A Sterkarm Pud

If you're like me, you only eat the meal so you can get to the pud.

 

Oh, stop pretending -- you know very well that you’ve chosen your pudding before your starter -- a simple task for me, as it’s just a matter of deciding what has the most chocolate in it.

 

In The Sterkarm Handshake, the pudding is a great disappointment to Windsor, as it’s simply a repetititon of the creamy, buttery ‘grewts’ the meal began with, but served with honey and berries instead of raw meat.

 

The Sterkarms could probably have honestly claimed to ‘not have a sweet tooth’ since they would rarely, if ever, have eaten anything sweeter than honey and fruit -- and their fruit would have been closer to the wild varieties, seasonal, and much less sweet than the kinds we have today.

 

Honey was seasonal, and although stored for use throughout the year, was relatively scarce and valuable and wouldn’t have been used with the carelessness that we use sugar. Poorer Sterkarms, unless they had the time and skill to keep bees, would have counted themselves lucky to taste it on ‘high days and holidays.’

 

Sugar was available, but in the early 16th Century was only just beginning to be produced in bulk, and it was still, like other spices, extremely expensive. The soft sassenachs might have been going mad with it down in London until every tooth in their head was black, but I doubt if the fashion for it, or much of the stuff itself, was yet to be found on the Borders.

 

So, for this Sterkarm dessert, you can either serve groats again, with honey, small wild strawberries, raspberries and bilberries – or may I suggest something a little different, that very ancient British pud, frumenty?

 

I’ve no doubt the Sterkarms enjoyed frumenty on many another day.
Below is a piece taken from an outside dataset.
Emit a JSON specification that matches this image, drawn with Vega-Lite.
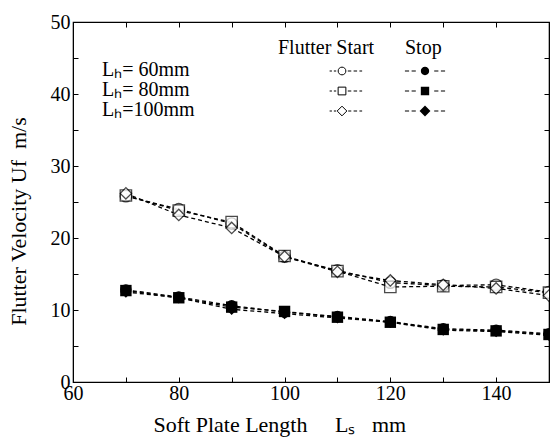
{
  "$schema": "https://vega.github.io/schema/vega-lite/v6.json",
  "width": 476,
  "height": 360,
  "autosize": "none",
  "padding": {"left": 73, "top": 22, "right": 1, "bottom": 57},
  "background": "white",
  "config": {
    "view": {"stroke": "black", "strokeWidth": 1.2},
    "font": "Liberation Serif",
    "axis": {"labelFont": "Liberation Serif", "titleFont": "Liberation Serif", "labelColor": "black", "titleColor": "black", "domainColor": "black", "tickColor": "black", "grid": false, "titleFontWeight": "normal"},
    "legend": {"labelFont": "Liberation Serif", "titleFont": "Liberation Serif", "labelColor": "black", "titleColor": "black", "titleFontWeight": "normal"}
  },
  "data": {
    "values": [
      {"ls": 70, "u": 25.8, "lh": "Lₕ= 60mm", "type": "Start"},
      {"ls": 80, "u": 24.0, "lh": "Lₕ= 60mm", "type": "Start"},
      {"ls": 90, "u": 22.0, "lh": "Lₕ= 60mm", "type": "Start"},
      {"ls": 100, "u": 17.4, "lh": "Lₕ= 60mm", "type": "Start"},
      {"ls": 110, "u": 15.5, "lh": "Lₕ= 60mm", "type": "Start"},
      {"ls": 120, "u": 13.8, "lh": "Lₕ= 60mm", "type": "Start"},
      {"ls": 130, "u": 13.4, "lh": "Lₕ= 60mm", "type": "Start"},
      {"ls": 140, "u": 13.5, "lh": "Lₕ= 60mm", "type": "Start"},
      {"ls": 150, "u": 12.5, "lh": "Lₕ= 60mm", "type": "Start"},
      {"ls": 70, "u": 25.9, "lh": "Lₕ= 80mm", "type": "Start"},
      {"ls": 80, "u": 23.8, "lh": "Lₕ= 80mm", "type": "Start"},
      {"ls": 90, "u": 22.2, "lh": "Lₕ= 80mm", "type": "Start"},
      {"ls": 100, "u": 17.5, "lh": "Lₕ= 80mm", "type": "Start"},
      {"ls": 110, "u": 15.4, "lh": "Lₕ= 80mm", "type": "Start"},
      {"ls": 120, "u": 13.2, "lh": "Lₕ= 80mm", "type": "Start"},
      {"ls": 130, "u": 13.3, "lh": "Lₕ= 80mm", "type": "Start"},
      {"ls": 140, "u": 13.2, "lh": "Lₕ= 80mm", "type": "Start"},
      {"ls": 150, "u": 12.4, "lh": "Lₕ= 80mm", "type": "Start"},
      {"ls": 70, "u": 26.2, "lh": "Lₕ=100mm", "type": "Start"},
      {"ls": 80, "u": 23.2, "lh": "Lₕ=100mm", "type": "Start"},
      {"ls": 90, "u": 21.4, "lh": "Lₕ=100mm", "type": "Start"},
      {"ls": 100, "u": 17.4, "lh": "Lₕ=100mm", "type": "Start"},
      {"ls": 110, "u": 15.3, "lh": "Lₕ=100mm", "type": "Start"},
      {"ls": 120, "u": 14.1, "lh": "Lₕ=100mm", "type": "Start"},
      {"ls": 130, "u": 13.5, "lh": "Lₕ=100mm", "type": "Start"},
      {"ls": 140, "u": 13.0, "lh": "Lₕ=100mm", "type": "Start"},
      {"ls": 150, "u": 12.0, "lh": "Lₕ=100mm", "type": "Start"},
      {"ls": 70, "u": 12.8, "lh": "Lₕ= 60mm", "type": "Stop"},
      {"ls": 80, "u": 11.8, "lh": "Lₕ= 60mm", "type": "Stop"},
      {"ls": 90, "u": 10.6, "lh": "Lₕ= 60mm", "type": "Stop"},
      {"ls": 100, "u": 9.7, "lh": "Lₕ= 60mm", "type": "Stop"},
      {"ls": 110, "u": 9.1, "lh": "Lₕ= 60mm", "type": "Stop"},
      {"ls": 120, "u": 8.4, "lh": "Lₕ= 60mm", "type": "Stop"},
      {"ls": 130, "u": 7.4, "lh": "Lₕ= 60mm", "type": "Stop"},
      {"ls": 140, "u": 7.2, "lh": "Lₕ= 60mm", "type": "Stop"},
      {"ls": 150, "u": 6.7, "lh": "Lₕ= 60mm", "type": "Stop"},
      {"ls": 70, "u": 12.7, "lh": "Lₕ= 80mm", "type": "Stop"},
      {"ls": 80, "u": 11.7, "lh": "Lₕ= 80mm", "type": "Stop"},
      {"ls": 90, "u": 10.4, "lh": "Lₕ= 80mm", "type": "Stop"},
      {"ls": 100, "u": 9.8, "lh": "Lₕ= 80mm", "type": "Stop"},
      {"ls": 110, "u": 9.0, "lh": "Lₕ= 80mm", "type": "Stop"},
      {"ls": 120, "u": 8.3, "lh": "Lₕ= 80mm", "type": "Stop"},
      {"ls": 130, "u": 7.3, "lh": "Lₕ= 80mm", "type": "Stop"},
      {"ls": 140, "u": 7.1, "lh": "Lₕ= 80mm", "type": "Stop"},
      {"ls": 150, "u": 6.6, "lh": "Lₕ= 80mm", "type": "Stop"},
      {"ls": 70, "u": 12.5, "lh": "Lₕ=100mm", "type": "Stop"},
      {"ls": 80, "u": 11.7, "lh": "Lₕ=100mm", "type": "Stop"},
      {"ls": 90, "u": 10.1, "lh": "Lₕ=100mm", "type": "Stop"},
      {"ls": 100, "u": 9.5, "lh": "Lₕ=100mm", "type": "Stop"},
      {"ls": 110, "u": 8.9, "lh": "Lₕ=100mm", "type": "Stop"},
      {"ls": 120, "u": 8.3, "lh": "Lₕ=100mm", "type": "Stop"},
      {"ls": 130, "u": 7.2, "lh": "Lₕ=100mm", "type": "Stop"},
      {"ls": 140, "u": 7.0, "lh": "Lₕ=100mm", "type": "Stop"},
      {"ls": 150, "u": 6.5, "lh": "Lₕ=100mm", "type": "Stop"}
    ]
  },
  "layer": [
    {
      "mark": {"type": "line", "color": "black", "strokeWidth": 1.3, "strokeDash": [4, 3], "clip": true},
      "encoding": {
        "x": {"field": "ls", "type": "quantitative", "scale": {"domain": [60, 150], "nice": false, "zero": false},
          "axis": {"orient": "bottom", "title": "Soft Plate Length\u00a0\u00a0\u00a0\u00a0\u00a0Lₛ\u00a0\u00a0\u00a0mm", "titleFontSize": 22, "titlePadding": 11,
            "titleX": 80, "titleAlign": "left", "titleAnchor": "start",
            "values": [60, 70, 80, 90, 100, 110, 120, 130, 140, 150],
            "labelExpr": "datum.value % 20 == 0 && datum.value < 150 ? datum.label : ''",
            "labelFontSize": 20, "tickSize": -5, "labelPadding": 6, "labelFlush": false, "labelOverlap": false}},
        "y": {"field": "u", "type": "quantitative", "scale": {"domain": [0, 50], "nice": false},
          "axis": {"orient": "left", "title": "Flutter Velocity Uf\u00a0\u00a0m/s", "titleFontSize": 22, "titlePadding": 20, "titleY": 199,
            "values": [0, 5, 10, 15, 20, 25, 30, 35, 40, 45, 50],
            "labelExpr": "datum.value % 10 == 0 ? datum.label : ''",
            "labelFontSize": 20, "tickSize": -5, "labelPadding": 8, "labelFlush": false, "labelOverlap": false}},
        "detail": [{"field": "lh"}, {"field": "type"}]
      }
    },
    {
      "transform": [{"filter": "datum.type == 'Start'"}],
      "mark": {"type": "point", "filled": true, "fill": "white", "stroke": "black", "strokeWidth": 1.3, "size": 130, "clip": true},
      "encoding": {
        "x": {"field": "ls", "type": "quantitative", "axis": {"orient": "top", "title": null, "labels": false, "values": [60, 70, 80, 90, 100, 110, 120, 130, 140, 150], "tickSize": -5}},
        "y": {"field": "u", "type": "quantitative", "axis": {"orient": "right", "title": null, "labels": false, "values": [0, 5, 10, 15, 20, 25, 30, 35, 40, 45, 50], "tickSize": -5}},
        "shape": {"field": "lh", "type": "nominal",
          "scale": {"domain": ["Lₕ= 60mm", "Lₕ= 80mm", "Lₕ=100mm"], "range": ["circle", "square", "diamond"]},
          "legend": null}
      }
    },
    {
      "transform": [{"filter": "datum.type == 'Stop'"}],
      "mark": {"type": "point", "filled": true, "color": "black", "opacity": 1, "size": 130, "clip": true},
      "encoding": {
        "x": {"field": "ls", "type": "quantitative", "axis": null},
        "y": {"field": "u", "type": "quantitative", "axis": null},
        "shape": {"field": "lh", "type": "nominal",
          "scale": {"domain": ["Lₕ= 60mm", "Lₕ= 80mm", "Lₕ=100mm"], "range": ["circle", "square", "diamond"]},
          "legend": null}
      }
    },
    {
      "transform": [{"filter": "datum.type == 'Start'"}],
      "mark": {"type": "point", "filled": false, "color": "black", "opacity": 0, "size": 60},
      "encoding": {
        "x": {"field": "ls", "type": "quantitative", "axis": null},
        "y": {"field": "u", "type": "quantitative", "axis": null},
        "shape": {"field": "lh", "type": "nominal",
          "scale": {"domain": ["Lₕ= 60mm", "Lₕ= 80mm", "Lₕ=100mm"],
            "range": [
              "M-3.2,0H-2.6M-2.1,0H-1.5M-1,0A1,1,0,1,1,1,0A1,1,0,1,1,-1,0ZM1.5,0H2.4M3,0H3.9M4.5,0H5.2",
              "M-3.2,0H-2.6M-2.1,0H-1.5M-1,-1H1V1H-1ZM1.5,0H2.4M3,0H3.9M4.5,0H5.2",
              "M-3.2,0H-2.6M-2.1,0H-1.5M0,-1.25L1.25,0L0,1.25L-1.25,0ZM1.6,0H2.4M3,0H3.9M4.5,0H5.2"]},
          "legend": {"orient": "none", "legendX": 205, "legendY": 16, "title": "Flutter Start", "titleFontSize": 20,
            "titleAnchor": "start", "titleAlign": "left", "titlePadding": 3, "symbolOffset": 54,
            "labelFontSize": 20, "labelOpacity": 0, "labelExpr": "'\u00a0'", "rowPadding": 0,
            "symbolSize": 60, "symbolOpacity": 1, "symbolStrokeWidth": 1, "symbolStrokeColor": "black"}}
      }
    },
    {
      "transform": [{"filter": "datum.type == 'Stop'"}],
      "mark": {"type": "point", "filled": true, "color": "black", "opacity": 0, "size": 70},
      "encoding": {
        "x": {"field": "ls", "type": "quantitative", "axis": null},
        "y": {"field": "u", "type": "quantitative", "axis": null},
        "shape": {"field": "lh", "type": "nominal",
          "scale": {"domain": ["Lₕ= 60mm", "Lₕ= 80mm", "Lₕ=100mm"],
            "range": [
              "M-4.8,-0.13H-3.8V0.13H-4.8ZM-3.2,-0.13H-2.2V0.13H-3.2ZM-1,0A1,1,0,1,1,1,0A1,1,0,1,1,-1,0ZM2.2,-0.13H3.2V0.13H2.2ZM3.8,-0.13H4.8V0.13H3.8Z",
              "M-4.8,-0.13H-3.8V0.13H-4.8ZM-3.2,-0.13H-2.2V0.13H-3.2ZM-1,-1H1V1H-1ZM2.2,-0.13H3.2V0.13H2.2ZM3.8,-0.13H4.8V0.13H3.8Z",
              "M-4.8,-0.13H-3.8V0.13H-4.8ZM-3.2,-0.13H-2.2V0.13H-3.2ZM0,-1.3L1.3,0L0,1.3L-1.3,0ZM2.2,-0.13H3.2V0.13H2.2ZM3.8,-0.13H4.8V0.13H3.8Z"]},
          "legend": {"orient": "none", "legendX": 332, "legendY": 16, "title": "Stop", "titleFontSize": 20,
            "titleAnchor": "start", "titleAlign": "left", "titlePadding": 3, "symbolOffset": 10,
            "labelFontSize": 20, "labelOpacity": 0, "labelExpr": "'\u00a0'", "rowPadding": 0,
            "symbolSize": 70, "symbolOpacity": 1}}
      }
    },
    {
      "transform": [{"filter": "datum.type == 'Start'"}],
      "mark": {"type": "point", "opacity": 0, "size": 4},
      "encoding": {
        "x": {"field": "ls", "type": "quantitative", "axis": null},
        "y": {"field": "u", "type": "quantitative", "axis": null},
        "shape": {"field": "lh", "type": "nominal",
          "scale": {"domain": ["Lₕ= 60mm", "Lₕ= 80mm", "Lₕ=100mm"], "range": ["circle", "square", "diamond"]},
          "legend": {"orient": "none", "legendX": 9, "legendY": 38, "title": null,
            "labelFontSize": 20, "labelOffset": 0, "rowPadding": 0,
            "symbolSize": 4, "symbolOpacity": 0}}
      }
    }
  ],
  "resolve": {"scale": {"shape": "independent"}, "axis": {"x": "independent", "y": "independent"}}
}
Perhaps they thought it too good for Windsor. (Isobel didn’t want to waste her spices on him.)

 

You take 140g of cracked wheat, or bulgar wheat, or semolina.

 

Half a litre of ale.

 

Two eggs

 

A couple of handfuls of raisins.

 

Half a teaspoon, or a large pinch, of cinnamon, nutmeg and ginger.

 

Three to four tablespoons of single cream.

 

Honey or sugar, some water to top up and – if you’re feeling really extravagant – a pinch of saffron.

 

 

Soak the wheat overnight in the ale. Most of the liquid will be absorbed.

 

Put the wheat in a pan over heat, and add a little more ale, or water. Add the spices and boil until the wheat is soft. The smell is pretty wonderful.

 

Remove from the heat and allow to cool a little, then add the raisins and stir them in.

 

Then add the cream and two beaten eggs. Don’t add them while the mixture is too hot, or the eggs will cook like scrambled egg. 

 

Return to a low heat and cook. Add sugar or honey to taste -- and the saffron if you’re using it. 

 

You can add nuts, or berries when you serve it.

 

 

Hazelnuts, or 'cobs', the Sterkarms would certainly have had. They're native to Britain, full of protein, and have been a staple of the diet since the Stone Age. Walnuts would have been more expensive, almonds even more so.

 

Bilberries, in season, would have been plentiful. Blackberries and wild strawberiies and raspberries -- again, in season.

 

Frumenty was also served with meat such as venison or pork, as well as being a sweet dessert.

 

For the Sterkarms, this would have been a real luxury, celebratory dish, something only for special occasions, such as Hogmanay, weddings, christenings and such. Eggs, cream, fruit and honey were all seasonal -- something we tend to forget -- and therefore prized. The spices and raisins would have been extremely expensive. About the only thing that was common-place was the ale, which was drunk instead of water -- and even though ale would have been brewed every week, and was served at every meal, it still represented hours of work.